§ Exercise directions
Write out exactly the lines of the entries below from the one holding "Generate a Python" to the one holding "5.1, 10.0, 8.7, 10.8, 14.8, 11.5, 13.5, 11.2, 12.7, 7.1]", inclusive, and leave out all other lines.

§ Stored dataset items
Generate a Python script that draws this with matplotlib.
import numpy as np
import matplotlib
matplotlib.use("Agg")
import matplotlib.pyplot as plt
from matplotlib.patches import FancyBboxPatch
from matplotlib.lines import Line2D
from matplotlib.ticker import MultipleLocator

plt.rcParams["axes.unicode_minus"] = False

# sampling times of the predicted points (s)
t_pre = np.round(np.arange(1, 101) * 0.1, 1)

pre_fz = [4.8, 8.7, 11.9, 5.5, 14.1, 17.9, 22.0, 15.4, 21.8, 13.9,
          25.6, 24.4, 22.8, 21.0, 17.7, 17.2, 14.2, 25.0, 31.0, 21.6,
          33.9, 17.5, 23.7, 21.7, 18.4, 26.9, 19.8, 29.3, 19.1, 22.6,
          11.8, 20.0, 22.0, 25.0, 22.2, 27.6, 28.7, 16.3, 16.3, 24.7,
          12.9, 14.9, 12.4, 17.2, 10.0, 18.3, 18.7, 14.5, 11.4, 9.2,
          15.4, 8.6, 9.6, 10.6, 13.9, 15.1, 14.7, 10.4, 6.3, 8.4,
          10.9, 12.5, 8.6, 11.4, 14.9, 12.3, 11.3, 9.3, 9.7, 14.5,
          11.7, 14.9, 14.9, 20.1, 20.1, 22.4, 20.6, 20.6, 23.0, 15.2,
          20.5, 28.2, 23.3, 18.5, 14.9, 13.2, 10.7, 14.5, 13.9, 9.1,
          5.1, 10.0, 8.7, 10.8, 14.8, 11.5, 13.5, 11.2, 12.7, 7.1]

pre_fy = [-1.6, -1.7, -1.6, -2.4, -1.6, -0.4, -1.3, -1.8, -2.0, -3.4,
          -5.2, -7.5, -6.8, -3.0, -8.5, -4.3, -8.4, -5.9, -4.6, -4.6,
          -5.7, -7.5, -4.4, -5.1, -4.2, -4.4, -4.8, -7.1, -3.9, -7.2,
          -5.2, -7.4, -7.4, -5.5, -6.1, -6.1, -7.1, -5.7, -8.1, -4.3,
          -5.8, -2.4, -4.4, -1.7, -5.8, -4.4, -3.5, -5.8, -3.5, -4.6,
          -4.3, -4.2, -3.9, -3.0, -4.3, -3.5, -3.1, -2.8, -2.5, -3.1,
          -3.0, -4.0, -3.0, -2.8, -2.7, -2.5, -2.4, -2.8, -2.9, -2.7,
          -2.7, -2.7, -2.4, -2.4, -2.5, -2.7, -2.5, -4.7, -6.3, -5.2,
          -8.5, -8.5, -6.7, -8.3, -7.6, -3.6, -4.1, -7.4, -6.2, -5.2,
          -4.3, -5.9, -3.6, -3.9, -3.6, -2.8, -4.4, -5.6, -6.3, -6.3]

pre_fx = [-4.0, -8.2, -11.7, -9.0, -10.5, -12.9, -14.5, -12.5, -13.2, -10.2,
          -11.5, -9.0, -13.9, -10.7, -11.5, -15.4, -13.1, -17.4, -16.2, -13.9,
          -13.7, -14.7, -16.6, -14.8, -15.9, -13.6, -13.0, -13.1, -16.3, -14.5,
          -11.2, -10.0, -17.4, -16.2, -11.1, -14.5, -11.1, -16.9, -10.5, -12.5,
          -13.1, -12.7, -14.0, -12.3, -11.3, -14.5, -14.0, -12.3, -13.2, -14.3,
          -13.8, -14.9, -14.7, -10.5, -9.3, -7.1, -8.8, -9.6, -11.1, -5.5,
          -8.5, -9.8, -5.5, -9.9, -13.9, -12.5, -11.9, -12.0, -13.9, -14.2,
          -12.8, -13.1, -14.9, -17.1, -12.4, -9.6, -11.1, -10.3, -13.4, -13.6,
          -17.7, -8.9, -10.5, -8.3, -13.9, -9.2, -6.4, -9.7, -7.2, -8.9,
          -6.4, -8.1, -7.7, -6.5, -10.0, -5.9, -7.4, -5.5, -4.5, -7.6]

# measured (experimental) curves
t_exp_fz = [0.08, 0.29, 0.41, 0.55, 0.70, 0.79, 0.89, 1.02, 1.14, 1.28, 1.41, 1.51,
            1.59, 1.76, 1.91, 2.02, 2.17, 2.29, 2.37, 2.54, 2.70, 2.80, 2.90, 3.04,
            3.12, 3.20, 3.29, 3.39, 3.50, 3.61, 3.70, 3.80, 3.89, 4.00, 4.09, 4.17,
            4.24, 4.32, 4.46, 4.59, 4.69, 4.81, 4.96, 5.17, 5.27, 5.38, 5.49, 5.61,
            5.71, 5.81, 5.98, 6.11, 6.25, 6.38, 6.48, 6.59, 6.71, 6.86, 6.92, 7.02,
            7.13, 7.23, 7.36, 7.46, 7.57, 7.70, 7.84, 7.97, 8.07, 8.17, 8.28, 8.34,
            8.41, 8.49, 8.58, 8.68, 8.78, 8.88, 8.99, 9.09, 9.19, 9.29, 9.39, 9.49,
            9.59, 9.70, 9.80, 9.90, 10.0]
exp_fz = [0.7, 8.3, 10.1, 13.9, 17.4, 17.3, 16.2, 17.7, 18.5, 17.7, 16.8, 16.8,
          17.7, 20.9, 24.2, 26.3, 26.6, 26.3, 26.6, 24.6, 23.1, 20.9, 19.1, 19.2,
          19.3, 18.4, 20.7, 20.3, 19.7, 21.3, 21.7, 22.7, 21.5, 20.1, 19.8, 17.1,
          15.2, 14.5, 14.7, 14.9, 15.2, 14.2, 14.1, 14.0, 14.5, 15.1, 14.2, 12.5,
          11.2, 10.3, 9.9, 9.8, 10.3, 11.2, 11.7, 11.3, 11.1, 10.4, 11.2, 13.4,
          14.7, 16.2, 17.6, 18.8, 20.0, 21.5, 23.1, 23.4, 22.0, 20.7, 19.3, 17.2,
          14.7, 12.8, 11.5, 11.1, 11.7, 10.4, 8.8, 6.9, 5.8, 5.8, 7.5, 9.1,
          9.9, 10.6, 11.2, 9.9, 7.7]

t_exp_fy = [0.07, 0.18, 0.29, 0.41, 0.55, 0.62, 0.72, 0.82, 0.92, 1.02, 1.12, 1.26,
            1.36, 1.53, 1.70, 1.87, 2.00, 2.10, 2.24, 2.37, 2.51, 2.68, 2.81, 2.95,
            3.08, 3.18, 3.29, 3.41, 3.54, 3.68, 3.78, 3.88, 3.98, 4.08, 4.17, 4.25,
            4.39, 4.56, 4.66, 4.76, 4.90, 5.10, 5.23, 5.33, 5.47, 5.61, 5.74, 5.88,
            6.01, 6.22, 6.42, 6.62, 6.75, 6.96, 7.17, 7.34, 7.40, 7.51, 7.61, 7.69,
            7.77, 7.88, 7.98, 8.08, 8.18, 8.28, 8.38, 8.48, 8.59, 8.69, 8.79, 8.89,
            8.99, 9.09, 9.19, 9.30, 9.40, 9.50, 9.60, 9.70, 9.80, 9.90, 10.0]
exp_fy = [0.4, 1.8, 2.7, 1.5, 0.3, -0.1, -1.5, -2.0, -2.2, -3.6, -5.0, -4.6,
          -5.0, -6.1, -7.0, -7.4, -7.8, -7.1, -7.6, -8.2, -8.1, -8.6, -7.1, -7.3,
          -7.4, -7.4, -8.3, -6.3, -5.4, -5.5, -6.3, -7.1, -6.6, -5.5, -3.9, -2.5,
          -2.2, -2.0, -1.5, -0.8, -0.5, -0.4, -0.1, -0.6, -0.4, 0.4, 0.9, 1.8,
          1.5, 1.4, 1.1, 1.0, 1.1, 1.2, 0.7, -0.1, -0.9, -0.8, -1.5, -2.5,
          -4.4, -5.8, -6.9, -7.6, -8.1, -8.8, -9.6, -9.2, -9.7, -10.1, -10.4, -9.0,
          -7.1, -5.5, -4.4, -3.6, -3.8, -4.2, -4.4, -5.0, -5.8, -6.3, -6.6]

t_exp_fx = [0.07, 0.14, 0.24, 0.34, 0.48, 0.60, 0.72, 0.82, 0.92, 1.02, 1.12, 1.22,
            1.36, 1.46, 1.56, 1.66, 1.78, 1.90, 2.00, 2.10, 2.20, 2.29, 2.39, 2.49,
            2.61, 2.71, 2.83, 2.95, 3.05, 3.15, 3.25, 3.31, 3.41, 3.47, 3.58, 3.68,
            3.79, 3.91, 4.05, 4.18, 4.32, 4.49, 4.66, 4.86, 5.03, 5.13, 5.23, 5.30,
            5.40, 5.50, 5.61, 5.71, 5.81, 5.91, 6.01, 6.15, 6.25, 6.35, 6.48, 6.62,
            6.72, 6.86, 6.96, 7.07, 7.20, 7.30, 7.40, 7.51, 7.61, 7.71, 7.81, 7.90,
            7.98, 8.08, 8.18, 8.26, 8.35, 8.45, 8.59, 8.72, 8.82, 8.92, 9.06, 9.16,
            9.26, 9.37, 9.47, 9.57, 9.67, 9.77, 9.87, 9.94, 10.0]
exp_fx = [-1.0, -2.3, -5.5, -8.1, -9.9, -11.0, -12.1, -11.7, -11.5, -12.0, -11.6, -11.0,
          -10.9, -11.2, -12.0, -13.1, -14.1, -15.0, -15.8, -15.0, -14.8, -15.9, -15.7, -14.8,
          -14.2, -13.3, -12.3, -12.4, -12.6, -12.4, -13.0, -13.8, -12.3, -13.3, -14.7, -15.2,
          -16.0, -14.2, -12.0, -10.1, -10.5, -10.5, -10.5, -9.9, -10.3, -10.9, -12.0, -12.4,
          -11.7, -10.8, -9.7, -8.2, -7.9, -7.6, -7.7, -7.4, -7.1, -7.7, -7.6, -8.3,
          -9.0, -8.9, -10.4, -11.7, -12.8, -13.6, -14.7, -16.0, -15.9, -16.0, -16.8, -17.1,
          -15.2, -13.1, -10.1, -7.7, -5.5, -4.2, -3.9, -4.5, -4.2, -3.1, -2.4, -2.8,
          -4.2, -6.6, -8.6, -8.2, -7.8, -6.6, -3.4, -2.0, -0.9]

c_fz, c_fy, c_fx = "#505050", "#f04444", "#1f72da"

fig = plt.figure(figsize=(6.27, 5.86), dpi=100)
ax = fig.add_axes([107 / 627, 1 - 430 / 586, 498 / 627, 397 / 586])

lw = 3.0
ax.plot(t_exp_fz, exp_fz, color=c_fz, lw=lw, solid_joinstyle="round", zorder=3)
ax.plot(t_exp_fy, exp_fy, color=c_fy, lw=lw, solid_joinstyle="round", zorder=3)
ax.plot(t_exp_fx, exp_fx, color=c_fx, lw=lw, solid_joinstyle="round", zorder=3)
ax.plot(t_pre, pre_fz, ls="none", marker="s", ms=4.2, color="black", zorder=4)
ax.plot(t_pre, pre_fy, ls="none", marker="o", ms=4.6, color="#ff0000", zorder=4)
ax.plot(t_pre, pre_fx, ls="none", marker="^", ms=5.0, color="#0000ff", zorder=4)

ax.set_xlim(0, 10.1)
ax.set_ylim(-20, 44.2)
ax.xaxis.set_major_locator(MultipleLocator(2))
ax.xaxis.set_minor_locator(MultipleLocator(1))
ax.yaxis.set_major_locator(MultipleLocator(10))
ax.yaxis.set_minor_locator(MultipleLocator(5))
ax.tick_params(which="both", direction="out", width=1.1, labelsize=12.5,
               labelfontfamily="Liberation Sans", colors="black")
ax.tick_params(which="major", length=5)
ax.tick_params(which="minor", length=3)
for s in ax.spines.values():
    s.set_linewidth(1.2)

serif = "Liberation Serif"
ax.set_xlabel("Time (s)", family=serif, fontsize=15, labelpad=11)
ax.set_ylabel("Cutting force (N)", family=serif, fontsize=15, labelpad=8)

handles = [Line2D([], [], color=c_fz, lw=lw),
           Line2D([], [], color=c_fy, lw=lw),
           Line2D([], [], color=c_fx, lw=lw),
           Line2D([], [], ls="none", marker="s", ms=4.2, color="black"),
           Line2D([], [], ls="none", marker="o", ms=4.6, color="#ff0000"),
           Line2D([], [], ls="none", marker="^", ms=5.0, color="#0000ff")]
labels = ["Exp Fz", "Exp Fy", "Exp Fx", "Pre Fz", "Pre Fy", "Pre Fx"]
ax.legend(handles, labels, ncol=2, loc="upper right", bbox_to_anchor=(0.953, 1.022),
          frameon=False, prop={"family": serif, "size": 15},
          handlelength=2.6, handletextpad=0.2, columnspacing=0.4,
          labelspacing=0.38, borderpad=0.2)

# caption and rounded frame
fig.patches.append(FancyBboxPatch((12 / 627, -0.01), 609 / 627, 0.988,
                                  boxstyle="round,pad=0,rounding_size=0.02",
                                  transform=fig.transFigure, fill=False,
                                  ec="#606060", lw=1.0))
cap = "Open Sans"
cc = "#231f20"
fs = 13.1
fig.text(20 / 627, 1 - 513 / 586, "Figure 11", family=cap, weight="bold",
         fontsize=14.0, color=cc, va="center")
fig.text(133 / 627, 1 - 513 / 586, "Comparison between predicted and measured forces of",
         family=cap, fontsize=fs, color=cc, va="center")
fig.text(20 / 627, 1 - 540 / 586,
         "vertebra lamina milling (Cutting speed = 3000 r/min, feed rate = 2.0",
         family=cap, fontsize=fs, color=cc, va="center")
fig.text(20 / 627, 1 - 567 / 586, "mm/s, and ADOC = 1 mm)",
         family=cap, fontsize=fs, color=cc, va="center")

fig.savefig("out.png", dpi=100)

* * *

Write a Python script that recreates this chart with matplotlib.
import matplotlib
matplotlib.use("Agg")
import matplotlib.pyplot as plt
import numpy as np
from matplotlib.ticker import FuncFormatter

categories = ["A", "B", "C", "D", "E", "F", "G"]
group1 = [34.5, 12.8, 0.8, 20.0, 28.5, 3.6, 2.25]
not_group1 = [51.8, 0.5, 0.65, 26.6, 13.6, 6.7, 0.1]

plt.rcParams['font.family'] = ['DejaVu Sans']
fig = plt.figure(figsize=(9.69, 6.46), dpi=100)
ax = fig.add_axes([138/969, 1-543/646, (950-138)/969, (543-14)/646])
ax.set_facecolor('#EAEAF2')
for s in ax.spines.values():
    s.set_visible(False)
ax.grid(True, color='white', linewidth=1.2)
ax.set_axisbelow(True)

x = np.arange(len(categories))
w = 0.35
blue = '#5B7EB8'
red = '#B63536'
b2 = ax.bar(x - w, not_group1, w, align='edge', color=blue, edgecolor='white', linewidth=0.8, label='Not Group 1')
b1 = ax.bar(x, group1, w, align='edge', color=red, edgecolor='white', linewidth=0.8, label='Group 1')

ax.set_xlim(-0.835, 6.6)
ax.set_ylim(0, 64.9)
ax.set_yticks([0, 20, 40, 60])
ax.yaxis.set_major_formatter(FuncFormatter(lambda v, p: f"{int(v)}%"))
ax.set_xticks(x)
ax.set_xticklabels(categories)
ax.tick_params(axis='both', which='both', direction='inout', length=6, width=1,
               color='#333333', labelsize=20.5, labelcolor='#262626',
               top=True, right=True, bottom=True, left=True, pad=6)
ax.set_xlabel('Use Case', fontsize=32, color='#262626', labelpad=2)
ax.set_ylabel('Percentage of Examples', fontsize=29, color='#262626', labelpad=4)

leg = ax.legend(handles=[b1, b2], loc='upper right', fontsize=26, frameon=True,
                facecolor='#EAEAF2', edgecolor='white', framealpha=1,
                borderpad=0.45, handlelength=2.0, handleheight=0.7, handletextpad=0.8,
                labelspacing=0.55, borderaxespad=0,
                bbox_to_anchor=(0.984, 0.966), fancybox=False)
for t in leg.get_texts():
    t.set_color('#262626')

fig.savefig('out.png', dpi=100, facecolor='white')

§ Result of this exercise
Generate a Python script that draws this with matplotlib.
import numpy as np
import matplotlib
matplotlib.use("Agg")
import matplotlib.pyplot as plt
from matplotlib.patches import FancyBboxPatch
from matplotlib.lines import Line2D
from matplotlib.ticker import MultipleLocator

plt.rcParams["axes.unicode_minus"] = False

# sampling times of the predicted points (s)
t_pre = np.round(np.arange(1, 101) * 0.1, 1)

pre_fz = [4.8, 8.7, 11.9, 5.5, 14.1, 17.9, 22.0, 15.4, 21.8, 13.9,
          25.6, 24.4, 22.8, 21.0, 17.7, 17.2, 14.2, 25.0, 31.0, 21.6,
          33.9, 17.5, 23.7, 21.7, 18.4, 26.9, 19.8, 29.3, 19.1, 22.6,
          11.8, 20.0, 22.0, 25.0, 22.2, 27.6, 28.7, 16.3, 16.3, 24.7,
          12.9, 14.9, 12.4, 17.2, 10.0, 18.3, 18.7, 14.5, 11.4, 9.2,
          15.4, 8.6, 9.6, 10.6, 13.9, 15.1, 14.7, 10.4, 6.3, 8.4,
          10.9, 12.5, 8.6, 11.4, 14.9, 12.3, 11.3, 9.3, 9.7, 14.5,
          11.7, 14.9, 14.9, 20.1, 20.1, 22.4, 20.6, 20.6, 23.0, 15.2,
          20.5, 28.2, 23.3, 18.5, 14.9, 13.2, 10.7, 14.5, 13.9, 9.1,
          5.1, 10.0, 8.7, 10.8, 14.8, 11.5, 13.5, 11.2, 12.7, 7.1]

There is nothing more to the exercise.